Utah Supreme Court
Does Utah recognize wrongful discharge claims for workers' compensation retaliation? Touchard v. La-Z-Boy Explained
Summary
The Utah Supreme Court accepted certification from federal court regarding whether terminating employees for exercising workers’ compensation rights violates public policy. The court held that such retaliation violates clear and substantial public policy and extends to constructive discharge, but declined to extend the cause of action to harassment or discrimination or to employees who oppose employer treatment of other injured workers.
Analysis
In Touchard v. La-Z-Boy, the Utah Supreme Court addressed a certified question from federal court regarding whether employees terminated for exercising workers’ compensation rights have a wrongful discharge cause of action under Utah’s public policy exception to at-will employment.
Background and Facts
Marilyn Touchard worked as La-Z-Boy’s environmental/assistant safety manager, investigating the company’s high workers’ compensation costs. After reporting problems with claims management, hostile treatment of injured employees, and unsafe workplace practices, she was allegedly terminated in retaliation. The federal district court certified questions to the Utah Supreme Court about the scope of wrongful discharge protection for workers’ compensation-related activities.
Key Legal Issues
The court addressed whether Utah’s public policy exception to at-will employment applies to: (1) termination for filing workers’ compensation claims, (2) constructive discharge under similar circumstances, (3) harassment or discrimination short of termination, and (4) opposing employer treatment of other injured employees.
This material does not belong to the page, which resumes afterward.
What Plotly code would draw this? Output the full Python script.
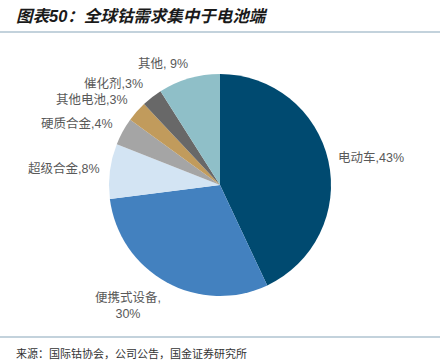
import plotly.graph_objects as go

categories = ["电动车", "便携式设备", "超级合金", "硬质合金", "其他电池", "催化剂", "其他"]
values = [43, 30, 8, 4, 3, 3, 9]
colors = ["#004a70", "#4381bf", "#d3e4f3", "#a5a5a5", "#c19b5c", "#686868", "#8fbfc8"]
label_text = ["电动车,43%", "便携式设备,<br>30%", "超级合金,8%", "硬质合金,4%",
              "其他电池,3%", "催化剂,3%", "其他, 9%"]
label_px = [(371, 157), (128, 305), (64, 168), (77, 123), (92, 100), (113, 83), (163, 64)]

W, H = 440, 361

def px(x, y):
    return x / W, 1 - y / H

cx, cy, r = 220, 185, 111
fig = go.Figure(go.Pie(
    labels=categories, values=values, sort=False, direction="clockwise", rotation=0,
    marker=dict(colors=colors, line=dict(width=0)),
    textinfo="none", hoverinfo="label+percent", showlegend=False,
    domain=dict(x=[(cx - r) / W, (cx + r) / W], y=[1 - (cy + r) / H, 1 - (cy - r) / H]),
))

font_cjk = "Noto Sans CJK SC"
ann = []
for t, (x, y) in zip(label_text, label_px):
    ax, ay = px(x, y)
    ann.append(dict(text=t, x=ax, y=ay, xref="paper", yref="paper", showarrow=False,
                    xanchor="center", yanchor="middle",
                    font=dict(family="Arial, " + font_cjk, size=12.5, color="#595959")))

tx, ty = px(14, 16)
ann.append(dict(text="<b><i>图表50：全球钴需求集中于电池端</i></b>", x=tx, y=ty, xref="paper", yref="paper",
                showarrow=False, xanchor="left", yanchor="middle",
                font=dict(family="Arial, " + font_cjk, size=16.5, color="#1a1a1a")))
sx, sy = px(14, 353)
ann.append(dict(text="来源：国际钴协会，公司公告，国金证券研究所", x=sx, y=sy, xref="paper", yref="paper",
                showarrow=False, xanchor="left", yanchor="middle",
                font=dict(family=font_cjk, size=11, color="#333333")))

shapes = [
    dict(type="line", xref="paper", yref="paper", x0=0, x1=1, y0=1 - 32 / H, y1=1 - 32 / H,
         line=dict(color="#c3d2dc", width=2)),
    dict(type="line", xref="paper", yref="paper", x0=0, x1=1, y0=1 - 337 / H, y1=1 - 337 / H,
         line=dict(color="#c3d2dc", width=2)),
]

fig.update_layout(width=W, height=H, margin=dict(l=0, r=0, t=0, b=0),
                  paper_bgcolor="white", plot_bgcolor="white",
                  annotations=ann, shapes=shapes)
fig.write_html("out.html", config={"displayModeBar": False},
               post_script="document.body.style.margin='0px';document.body.style.overflow='hidden';")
Court’s Analysis and Holding
The court held that workers’ compensation represents clear and substantial public policy under the third category of public policy exceptions—exercising a legal right or privilege. Applying the balancing test from Hansen v. American Online, the court found that the public interest in workers’ compensation outweighs employer interests in workplace autonomy. The Workers’ Compensation Act creates non-waivable employee rights and serves broader societal interests by relieving society of caring for industrial accident victims.
The court extended wrongful discharge protection to constructive discharge situations, recognizing that forced resignation under intolerable conditions is equivalent to termination. However, it declined to create new causes of action for harassment, discrimination, or opposing employer treatment of other employees, citing concerns about expanding the exception beyond its narrow scope.
Practice Implications
This decision establishes clear parameters for workers’ compensation retaliation claims in Utah. Practitioners should focus on actual or constructive termination rather than workplace harassment when advising clients. The court’s narrow interpretation reinforces that wrongful discharge requires termination as an essential element, limiting expansion into broader workplace discrimination theories.
Case Details
Case Name
Touchard v. La-Z-Boy
Citation
2006 UT 71
Court
Utah Supreme Court
Case Number
No. 20050361
Date Decided
November 17, 2006
Outcome
Certified question answered
Holding
Retaliatory discharge for filing workers’ compensation claims violates clear and substantial public policy, but the wrongful discharge cause of action does not extend to harassment or discrimination short of termination or to opposing employer treatment of other injured employees.
Standard of Review
Not applicable – certification proceeding
Practice Tip
When advising clients on workers’ compensation retaliation claims, focus on actual termination or constructive discharge circumstances rather than workplace harassment or advocacy for other employees.